Technical information
- Licensing authority: FCC
- Facility ID: 23306
- Class: C
- ERP: 46,000 watts
- HAAT: 833 meters (2733 feet)
- Transmitter coordinates: 44°33′41″N 111°26′32″W﻿ / ﻿44.56139°N 111.44222°W

Links
- Public license information: Public file; LMS;

= KEZQ =

KEZQ (92.9 FM, "The Big EZ") is a radio station licensed to serve West Yellowstone, Montana. The station is owned by Scott Anderson, through licensee Jackson Hole Radio, LLC. It airs a soft adult contemporary music format.

The station was assigned the KEZQ call sign by the U.S. Federal Communications Commission (FCC) on November 30, 1998.

==Ownership==
In March 2007, Denver-based Blue Point Media announced that it was set to merge with KEZQ owner Chaparral Broadcasting Inc. Chaparral Broadcasting also owns four radio stations in Wyoming as well as three stations in Idaho.
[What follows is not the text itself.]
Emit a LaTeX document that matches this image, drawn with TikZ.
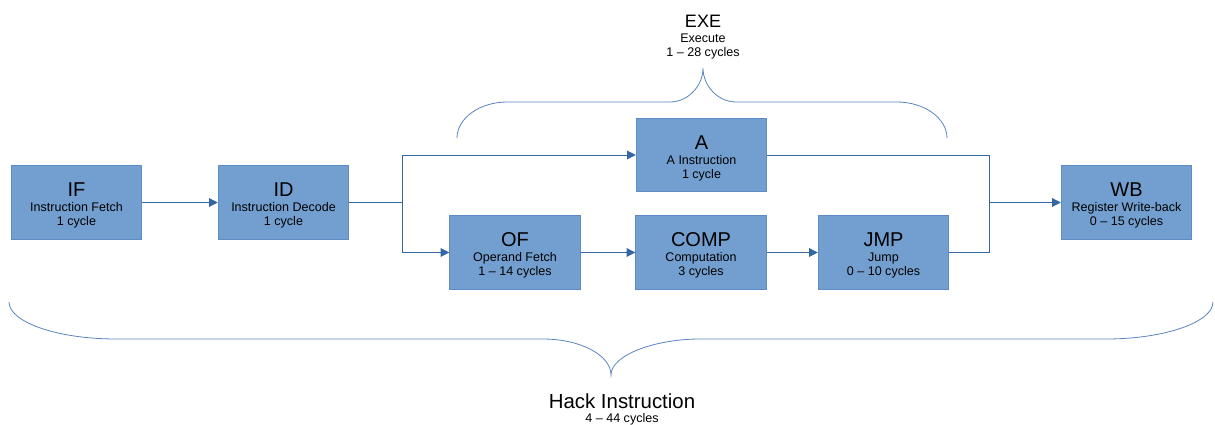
\documentclass[tikz,border=0pt]{standalone}
\usepackage{fontspec}
\setmainfont{Liberation Sans}
\usetikzlibrary{arrows.meta}

\definecolor{boxfill}{HTML}{729FCF}
\definecolor{boxline}{HTML}{5E8CC4}
\definecolor{wire}{HTML}{3465A4}
\definecolor{bracecol}{HTML}{5A84BE}

% stage title, with a strut that pushes the text block a little down
\newcommand{\stagename}[1]{{\fontsize{15pt}{15pt}\selectfont\rule{0pt}{15.2pt}#1}}

\begin{document}
\begin{tikzpicture}[x=0.75pt,y=-0.75pt,
  stage/.style={draw=boxline,fill=boxfill,line width=0.6pt,
    minimum width=98pt,minimum height=55pt,inner sep=0pt,align=center,
    font=\fontsize{9.4pt}{10.5pt}\selectfont},
  link/.style={draw=wire,line width=0.75pt},
  flow/.style={link,-{Triangle[length=6.5pt,width=6.5pt]}},
  brace/.style={draw=bracecol,line width=0.6pt},
  caption/.style={align=center,inner sep=0pt,anchor=north,
    font=\fontsize{9.4pt}{10.5pt}\selectfont}]
\useasboundingbox (0,0) rectangle (1215,425);

% The stages
\node[stage] (if) at (76.5,202.5) {\stagename{IF}\\[0.75pt]Instruction Fetch\\1 cycle};
\node[stage] (id) at (283.5,202.5) {\stagename{ID}\\[0.75pt]Instruction Decode\\1 cycle};
\node[stage] (a) at (701.5,155) {\stagename{A}\\[0.75pt]A Instruction\\1 cycle};
\node[stage] (of) at (515,252.5) {\stagename{OF}\\[0.75pt]Operand Fetch\\1 -- 14 cycles};
\node[stage] (comp) at (701,252.5) {\stagename{COMP}\\[0.75pt]Computation\\3 cycles};
\node[stage] (jmp) at (883.5,252.5) {\stagename{JMP}\\[0.75pt]Jump\\0 -- 10 cycles};
\node[stage] (wb) at (1126.5,202.5) {\stagename{WB}\\[0.75pt]Register Write-back\\0 -- 15 cycles};

% Split and merge points
\coordinate (split) at (402,202.5);
\coordinate (merge) at (989,202.5);

% Connections
\draw[flow] (if) -- (id);
\draw[link] (id) -- (split);
\draw[flow] (split) |- (a);
\draw[flow] (split) |- (of);
\draw[flow] (of) -- (comp);
\draw[flow] (comp) -- (jmp);
\draw[link] (a) -| (merge);
\draw[link] (jmp) -| (merge);
\draw[flow] (merge) -- (wb);

% Brace over the execute stages
\draw[brace] (457,138) .. controls (457,118) and (480,102) .. (507,102)
  -- (670,102) .. controls (688,102) and (703,86) .. (703,68)
  .. controls (703,86) and (718,102) .. (736,102)
  -- (897,102) .. controls (924,102) and (947,118) .. (947,138);
\node[caption] (exe) at (703,15) {{\fontsize{13.5pt}{13.5pt}\selectfont EXE}\\[0.6pt]Execute\\1 -- 28 cycles};

% Brace under the whole instruction
\draw[brace] (9,302) .. controls (9,322) and (57,339) .. (116,339)
  -- (543,339) .. controls (580,339) and (611,355) .. (611,375)
  .. controls (611,355) and (655,339) .. (700,339)
  -- (1106,339) .. controls (1165,339) and (1213,322) .. (1213,302);
\node[caption] (hack) at (622,393) {{\fontsize{15.3pt}{15.3pt}\selectfont Hack Instruction}\\[0.2pt]4 -- 44 cycles};
\end{tikzpicture}
\end{document}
Effective May 3, 2022, Chaparral Broadcasting sold KEZQ to Scott Anderson's Jackson Hole Radio, LLC for $150,000.

==Station silent==
In January 2008, the station temporarily went off the air. In their filing with the FCC, station management stated, "Station KEZQ'S antenna was damaged by an ice storm. Due to the remote location of the station's transmitter site, the antenna cannot be repaired/replaced until Spring."

On July 18, 2008, the station owner filed the first of a series of requests to extend the existing STA order. The station's current stay-silent authorization is scheduled to expire on April 22, 2011.

==Construction permit==
KEZQ was granted an FCC construction permit on March 12, 2009, to change the city of license to Iona, Idaho, west of Idaho Falls. The frequency is changed to 93.1, ERP is decreased to 37,000 watts and HAAT is decreased to 440 meters. The construction permit expired on March 12, 2012.